Esiste sicuramente una “casta” più casta delle altre, chi ha la curiosità di spiarne stili di vita abitudini o per meglio dire vezzi non deve far altro che leggersi il saggio narrativo del giornalista sovietico Valerij Panjuskin, classe 1969, non a caso intitolato L’Olimpo di Putin. Manuale del giocatore. Il libro è uno studio dettagliato sui comportamenti di un tipo umano ricorrente ad ogni latitudine, ma che nel quartiere della Rublevka, a Mosca, si manifesta con peculiarità introvabili in altri Paesi. Il potere elegge i propri spazi anche a Roma o a Parigi, ma il cittadino delle metropoli d’Occidente, smaliziato, non mitizza i potenti, non vive a una distanza siderale da essi, mangia gli stessi cibi, guida le stesse auto, fa di loro oggetto di gossip e si scandalizza perfino dei loro non meritati privilegi, ereditati o conquistati che siano.

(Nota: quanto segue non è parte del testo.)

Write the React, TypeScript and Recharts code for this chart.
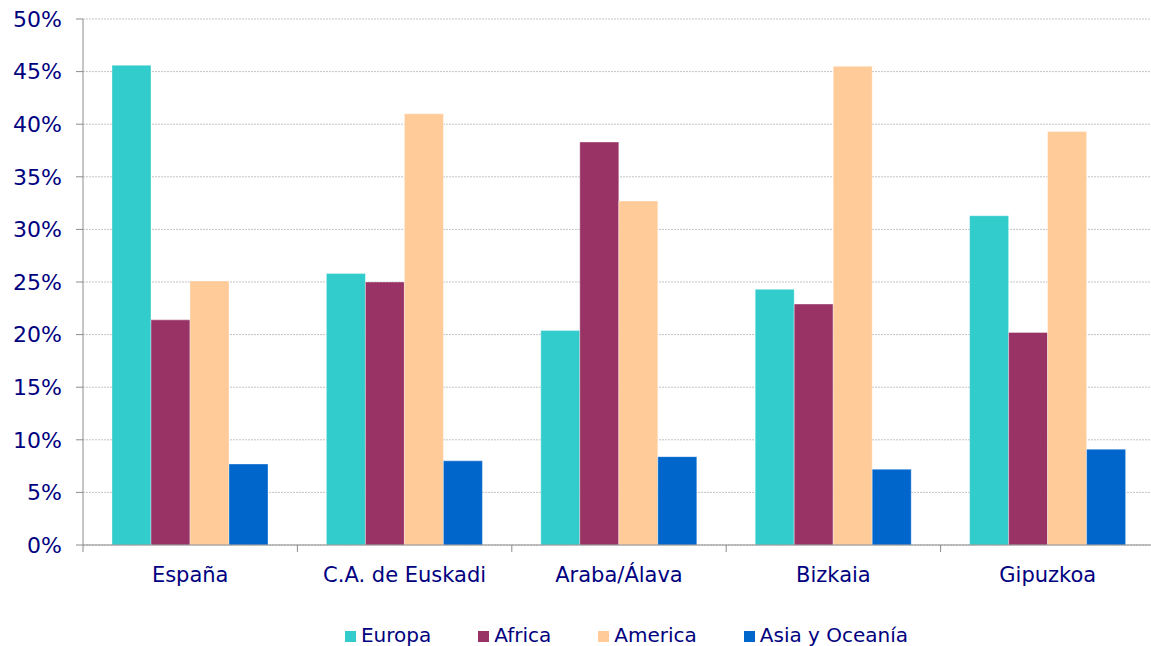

Nella Russia del terzo millennio, a quanto pare, esistono ancora gli Dei e gli Dei abitano un Olimpo rigorosamente precluso alla gente comune. Senza l’ambizione di carpirne i segreti o consapevole di non poterlo fare, Panjuskin vi penetra da intruso limitandosi, testimone neutro, a rubare qua e là immagini, dichiarazioni, aneddoti: ne risulta un dossier di informazioni più curiose che incandescenti almeno a un’immediata lettura. Gli intrighi politici ed economici, le ascese e le cadute in disgrazia improvvise, restano sullo sfondo, così come Putin e Medved’ev vengono relegati in un ruolo del tutto marginale, eppure la demistificazione del «plutoteismo» della “monarchia” putiniana non potrebbe essere più tagliente: il quadro tracciato è una via di mezzo fra il grottesco e il tragico, una contaminazione fra Gogol e Cechov.
Il giornalista, paragonando gli abitanti della Rublevka (è il titolo originale, in quello italiano si perde l’assonanza con "roulette") ai partecipanti a un video gioco, ne ha tradotto icasticamente l’assurda sudditanza a un percorso tanto prestabilito quanto insignificante non solo nella sostanza ma persino nell’apparenza: si lotta per emergere e quando si raggiunge la meta, l’esistenza si trasforma in una serie di riti futili e di mode effimere all’interno di sontuose dimore, trionfo del kitsch, fatte ad imitazione di chiese, Palazzi d’Inverno e castelli della Loria.
Difficile non confrontare l’alienazione dei manichini asserviti agli idoli del Dio denaro, immobili per ore sul ciglio della strada bloccata per il passaggio del laeder, con la dignità dei protagonisti del precedente libro di Panjuskin, Dodici che hanno detto no (sempre edito da E/O).